Hawai`i to benefit from new $11 million grant for biogenesis research

University of Hawaiʻi at Mānoa
Contact:
Tina Shelton, (808) 692-0897
Director of Communications, Office of Dean of Medicine
Posted: Sep 15, 2014

Inside the Institute for Biogenesis Research.
Inside the Institute for Biogenesis Research.
ICSI, a technique used around the world for in vitro fertilization, was discovered at the Manoa IBR.
ICSI, a technique used around the world for in vitro fertilization, was discovered at the Manoa IBR.

The Institute for Biogenesis Research at the John A. Burns School of Medicine has been awarded $10.8 million from the National Institutes of Health to continue its groundbreaking work in reproductive and developmental biomedical research.

The Institute laid the scientific foundation for human in vitro fertilization under founder Dr. Ryuzo Yanagimachi, whose assisted reproductive methods (including ICSI--short for intracytoplasmic sperm injection) are still being used around the world to help infertile couples have children.  The Institute also cloned the world’s first mouse and has developed new, more efficient methods to produce transgenic mice, rabbits, lambs and pigs.  The animals glow green under black light, demonstrating a more-efficient genetic manipulation technique developed in Hawai`i.  That technique may lead to new and competitively efficient ways to produce medicines.

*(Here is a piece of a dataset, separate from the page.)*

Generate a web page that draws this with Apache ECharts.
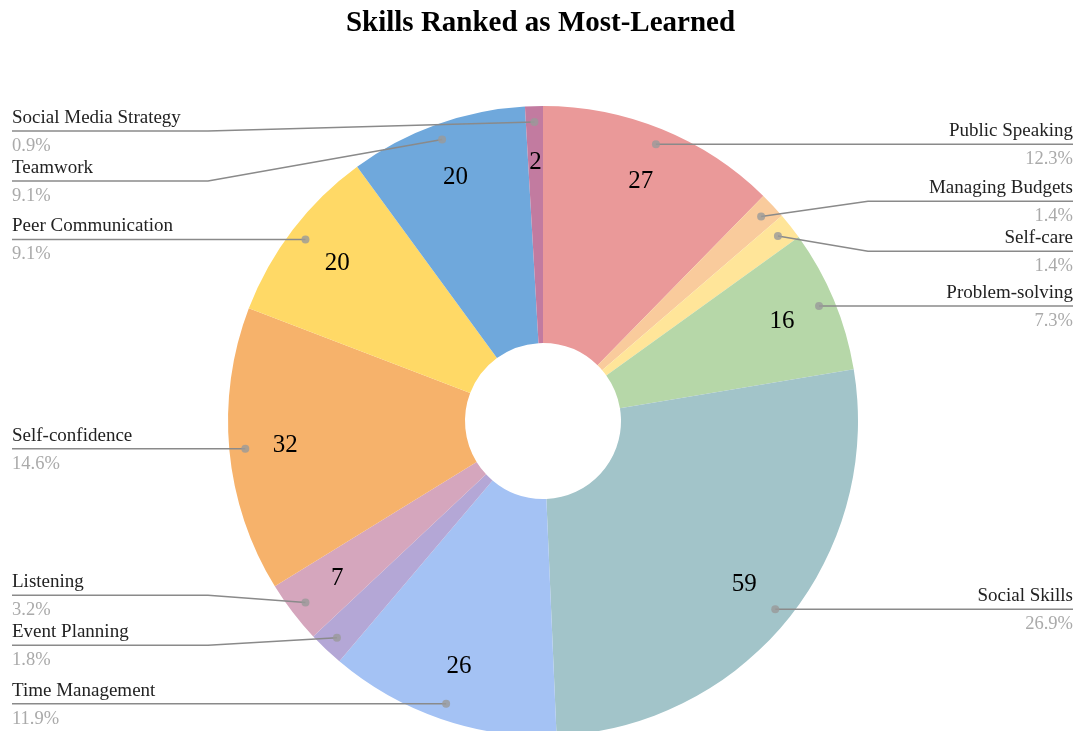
<!DOCTYPE html>
<html>
<head>
<meta charset="utf-8">
<script src="https://cdn.jsdelivr.net/npm/echarts@6/dist/echarts.min.js"></script>
<style>
  html, body { margin: 0; padding: 0; background: #fff; }
  #chart { width: 1081px; height: 731px; }
</style>
</head>
<body>
<div id="chart"></div>
<script>
// data
const categories = ['Public Speaking', 'Managing Budgets', 'Self-care', 'Problem-solving', 'Social Skills',
  'Time Management', 'Event Planning', 'Listening', 'Self-confidence', 'Peer Communication',
  'Teamwork', 'Social Media Strategy'];
const counts = [27, 3, 3, 16, 59, 26, 4, 7, 32, 20, 20, 2];
const colors = ['#ea9999', '#f9cb9c', '#ffe599', '#b6d7a8', '#a2c4c9', '#a4c2f4',
  '#b4a7d6', '#d5a6bd', '#f6b26b', '#ffd966', '#6fa8dc', '#c27ba0'];
// slices whose value is not printed inside
const hiddenValueLabels = ['Managing Budgets', 'Self-care', 'Event Planning'];

// layout (pixels)
const CX = 543, CY = 421, R = 315, R0 = 78;
const DOT_R = 299;
const EDGE_L = 12, EDGE_R = 1073;
const ELBOW_L = 208, ELBOW_R = 868;
const MIN_GAP = 50;
const FONT = '"Liberation Serif", "Times New Roman", serif';

const total = counts.reduce((a, b) => a + b, 0);

// anchor points of the label lines (midangle of each slice)
let acc = 0;
const anchors = counts.map((v, i) => {
  const midVal = acc + v / 2;
  acc += v;
  const a = midVal / total * Math.PI * 2;
  const x = CX + DOT_R * Math.sin(a);
  const y = CY - DOT_R * Math.cos(a);
  return { i: i, midVal: midVal, ax: x, ay: y, ly: y, right: x >= CX };
});

// push labels apart on each side
function spread(items, top) {
  items.sort((a, b) => a.ly - b.ly);
  for (let k = 0; k < 60; k++) {
    for (let j = 1; j < items.length; j++) {
      const d = items[j].ly - items[j - 1].ly;
      if (d < MIN_GAP) {
        const s = (MIN_GAP - d) / 2;
        items[j - 1].ly -= s;
        items[j].ly += s;
      }
    }
    items.forEach(it => { if (it.ly < top) it.ly = top; });
  }
}
spread(anchors.filter(a => a.right), CY - R + 25);
spread(anchors.filter(a => !a.right), CY - R + 25);

const pieData = categories.map((name, i) => ({ name: name, value: counts[i] }));

const myChart = echarts.init(document.getElementById('chart'));
myChart.setOption({
  animation: false,
  title: {
    text: 'Skills Ranked as Most-Learned',
    left: 'center',
    top: 4,
    textStyle: { fontFamily: FONT, fontSize: 29, fontWeight: 'bold', color: '#000' }
  },
  polar: { center: [CX, CY], radius: R },
  angleAxis: { type: 'value', min: 0, max: total, startAngle: 90, clockwise: true, show: false },
  radiusAxis: { type: 'value', min: 0, max: R, show: false },
  series: [
    {
      // slices
      type: 'pie',
      center: [CX, CY],
      radius: [R0, R],
      startAngle: 90,
      clockwise: true,
      silent: true,
      z: 2,
      data: categories.map((name, i) => ({ name: name, value: counts[i], itemStyle: { color: colors[i] } })),
      label: { show: false },
      labelLine: { show: false }
    },
    {
      // value labels inside the slices
      type: 'pie',
      center: [CX, CY],
      radius: [212, 300],
      startAngle: 90,
      clockwise: true,
      silent: true,
      z: 3,
      itemStyle: { color: 'rgba(0,0,0,0)' },
      data: categories.map((name, i) => ({
        name: name,
        value: counts[i],
        label: { show: hiddenValueLabels.indexOf(name) < 0 }
      })),
      label: {
        position: 'inside',
        formatter: '{c}',
        fontFamily: FONT,
        fontSize: 25,
        color: '#000'
      },
      labelLine: { show: false }
    },
    {
      // names + percentages at the chart edges
      type: 'pie',
      center: [CX, CY],
      radius: [R0, R],
      startAngle: 90,
      clockwise: true,
      avoidLabelOverlap: false,
      silent: true,
      z: 4,
      itemStyle: { color: 'rgba(0,0,0,0)' },
      data: pieData,
      label: {
        show: true,
        position: 'outside',
        fontFamily: FONT,
        formatter: p => '{n|' + p.name + '}\n{p|' + (p.value / total * 100).toFixed(1) + '%}',
        rich: {
          n: { fontFamily: FONT, fontSize: 19, color: '#222', lineHeight: 28 },
          p: { fontFamily: FONT, fontSize: 18.5, color: '#aaa', lineHeight: 28 }
        }
      },
      labelLine: { show: true, smooth: false, lineStyle: { color: '#8a8a8a', width: 1.5 } },
      labelLayout: function (params) {
        const a = anchors.find(o => o.i === params.dataIndex);
        const ex = a.right ? EDGE_R : EDGE_L;
        return {
          x: ex,
          y: a.ly + 1,
          align: a.right ? 'right' : 'left',
          verticalAlign: 'middle',
          labelLinePoints: [[a.ax, a.ay], [a.right ? ELBOW_R : ELBOW_L, a.ly], [ex, a.ly]]
        };
      }
    },
    {
      // dots where label lines start
      type: 'scatter',
      coordinateSystem: 'polar',
      symbol: 'circle',
      symbolSize: 8,
      silent: true,
      z: 5,
      itemStyle: { color: '#9a9a9a' },
      data: anchors.slice().sort((a, b) => a.i - b.i).map(a => [DOT_R, a.midVal])
    }
  ]
});
window.onresize = function () {
  myChart.resize();
};
</script>
</body>
</html>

Institute scientists competed with researchers all over the U.S. to win this phase-two “Centers of Biomedical Research Excellence" award.  The new grant brings the Institute’s total research dollar awards to nearly $40 million in the past 15 years.

“This is a very good measurement of success for the Institute,” said Dr. Steven Ward, Director of the Institute for Biogenesis Research. “Any research institute is measured by its notoriety worldwide, which we’ve also had recently. It is measured by the success of its faculty members, and by the amount of federal dollars it can bring in. So we’re very pleased that we were just awarded this second $11 million grant.”

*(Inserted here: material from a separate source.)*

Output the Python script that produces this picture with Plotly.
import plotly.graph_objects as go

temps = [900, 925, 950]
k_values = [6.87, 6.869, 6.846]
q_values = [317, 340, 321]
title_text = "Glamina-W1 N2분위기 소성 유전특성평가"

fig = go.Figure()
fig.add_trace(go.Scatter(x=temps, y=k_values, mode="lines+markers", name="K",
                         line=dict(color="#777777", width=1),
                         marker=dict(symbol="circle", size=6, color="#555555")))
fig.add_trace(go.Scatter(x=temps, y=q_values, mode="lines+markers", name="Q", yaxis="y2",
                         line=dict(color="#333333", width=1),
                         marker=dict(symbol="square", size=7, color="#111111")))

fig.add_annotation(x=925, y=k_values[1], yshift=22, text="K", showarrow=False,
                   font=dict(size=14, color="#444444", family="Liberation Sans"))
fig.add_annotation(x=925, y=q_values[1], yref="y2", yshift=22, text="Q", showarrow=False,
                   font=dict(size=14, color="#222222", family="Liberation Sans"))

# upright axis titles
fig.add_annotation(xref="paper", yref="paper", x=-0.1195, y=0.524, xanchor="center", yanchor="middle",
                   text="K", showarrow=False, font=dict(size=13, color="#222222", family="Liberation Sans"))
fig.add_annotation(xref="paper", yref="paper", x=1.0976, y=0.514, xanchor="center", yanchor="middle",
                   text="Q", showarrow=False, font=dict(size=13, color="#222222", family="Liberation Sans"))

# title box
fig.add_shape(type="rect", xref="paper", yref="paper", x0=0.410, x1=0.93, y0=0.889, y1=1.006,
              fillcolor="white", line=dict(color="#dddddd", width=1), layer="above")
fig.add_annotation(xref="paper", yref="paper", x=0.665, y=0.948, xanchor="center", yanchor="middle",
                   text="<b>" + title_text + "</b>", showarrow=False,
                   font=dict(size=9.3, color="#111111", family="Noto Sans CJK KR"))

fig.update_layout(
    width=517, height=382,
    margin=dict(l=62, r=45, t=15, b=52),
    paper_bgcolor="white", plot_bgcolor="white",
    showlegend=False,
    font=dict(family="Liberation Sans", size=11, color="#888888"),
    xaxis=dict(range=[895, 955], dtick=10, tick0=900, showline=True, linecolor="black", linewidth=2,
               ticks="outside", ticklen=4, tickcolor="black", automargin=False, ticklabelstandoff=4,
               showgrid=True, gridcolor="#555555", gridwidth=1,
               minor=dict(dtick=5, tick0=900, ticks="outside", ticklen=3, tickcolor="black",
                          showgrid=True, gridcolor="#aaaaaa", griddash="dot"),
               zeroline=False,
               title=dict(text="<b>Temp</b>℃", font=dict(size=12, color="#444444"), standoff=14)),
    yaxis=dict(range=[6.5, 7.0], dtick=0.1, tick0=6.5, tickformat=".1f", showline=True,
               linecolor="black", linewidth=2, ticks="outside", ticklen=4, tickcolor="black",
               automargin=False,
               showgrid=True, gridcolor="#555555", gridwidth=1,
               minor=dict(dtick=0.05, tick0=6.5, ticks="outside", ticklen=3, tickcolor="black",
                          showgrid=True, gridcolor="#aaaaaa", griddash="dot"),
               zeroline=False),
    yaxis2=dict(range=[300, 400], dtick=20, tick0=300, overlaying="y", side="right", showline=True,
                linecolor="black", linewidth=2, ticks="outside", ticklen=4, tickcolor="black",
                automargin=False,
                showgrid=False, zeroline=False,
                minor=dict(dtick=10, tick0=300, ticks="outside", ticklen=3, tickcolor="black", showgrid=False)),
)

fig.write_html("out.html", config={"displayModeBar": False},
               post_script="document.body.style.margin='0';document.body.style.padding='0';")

Ward said Hawai`i residents benefit from the research award, because nearly all of the funds are spent here in the Islands.

“The $10.8 million grant that we just brought in, 80% or $8.7 million of that goes directly into the Hawai‘i economy,” said Ward.

Research grants awarded to the medical school also help support operations of the University of Hawai`i as a whole. That is because half of all research money the medical school brings in goes to UH Mānoa and the UH System for them to spend in Hawai`i.

The Institute for Biogenesis Research has 14 faculty members.  The grant is from the National Institute of General Medical Sciences (NIGMS, Grant No. 2P20GM103457-06A1).                                                            

More About JABSOM:

Community Impact-Workforce: JABSOM is proud to have trained half of the physicians who are currently treating patients in the State of Hawai`i. Through its medical education (MD) and graduate medical education (MD Residency) programs, JABSOM is training 494 future physicians in 2014-2015.

Quality: More than 80% of the physicians annually identified as the “Best Doctors in Hawai`i” either trained or teach at the University of Hawai`i medical school.

Economic Impact: JABSOM faculty bring external funding of about $42 million annually into Hawai`i, most of it invested in jobs and services in the islands. The medical school also trains speech therapy and audiology professionals, medical technology students and some 200 students annually seeking graduate-level degrees in the biosciences: Cell and Molecular Biology (MS, PhD), Clinical Research (MS, PhD), Epidemiology (PhD), Developmental and Reproductive Biology (MS, PhD) and Tropical Medicine (MS, PhD).